Erscheinungsdatum: 20.02.2017
304 Seiten
Hanser Verlag
Fester Einband ISBN 978-3-446-25458-9
€ 24,00 (D)
Sonderweg der westlichen Moderne
Uwe Salzbrenner | Sächsische Zeitung, 30.06.2017
Der Historiker Philipp Blom demonstriert: Das Klima kann Denken und Wirtschaft von Gesellschaften verändern.
Blom zeigt die frühmoderne Welt in einer Folge von kleinen Geschichten. Als Klimazeugen dienen ihm Auszüge aus Tagebüchern, Chroniken, Landtagsarchiven, literarischen Werken. Um die Revolution des Denkens vorzuführen, wählt er Einblicke in Biografien von Männern, die wir heute wohl Intellektuelle nennen würden: das Leben und Wirken des ehemaligen Offiziers und späteren Logikers René Descartes, des Philosophieprofessors Pierre Bayle, des jüdischen Linsenschleifers und Ethikers Baruch Spinoza. Blom hat zudem ein Gespür für Anekdoten.
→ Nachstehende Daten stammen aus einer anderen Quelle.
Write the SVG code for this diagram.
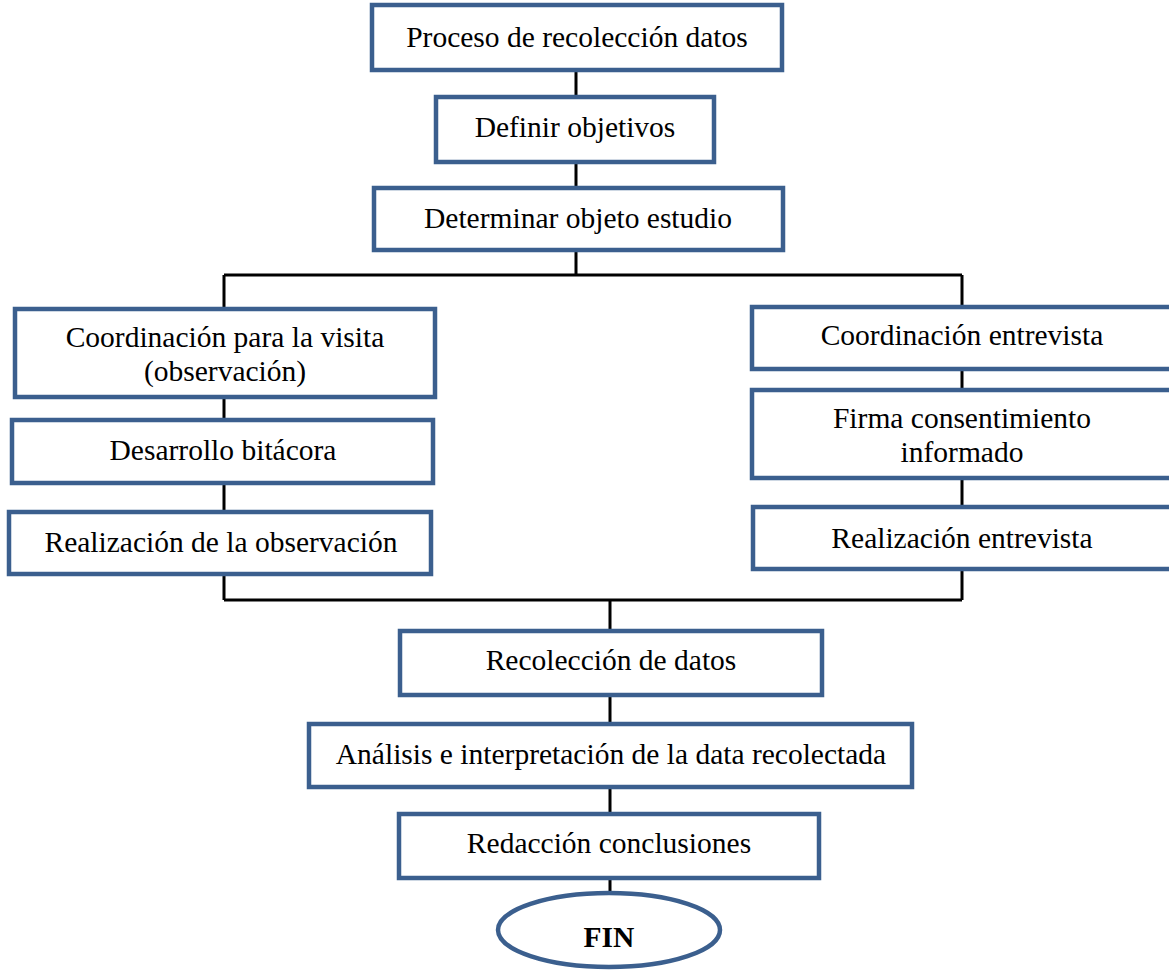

Die Geburt der Moderne aus dem Schoß des Klimawandels?
Von Dagmar Roehrlich | deutschlandfunk.de 26.03.2017
Legte ein Klimawandel den Grundstein der modernen Gesellschaft?, fragt der Historiker und Philosoph Philipp Blom in seiner „Geschichte der „Kleinen Eiszeit von 1570 bis 1700.“ Und findet darin zwar monokausale, aber durchaus interessante Antworten.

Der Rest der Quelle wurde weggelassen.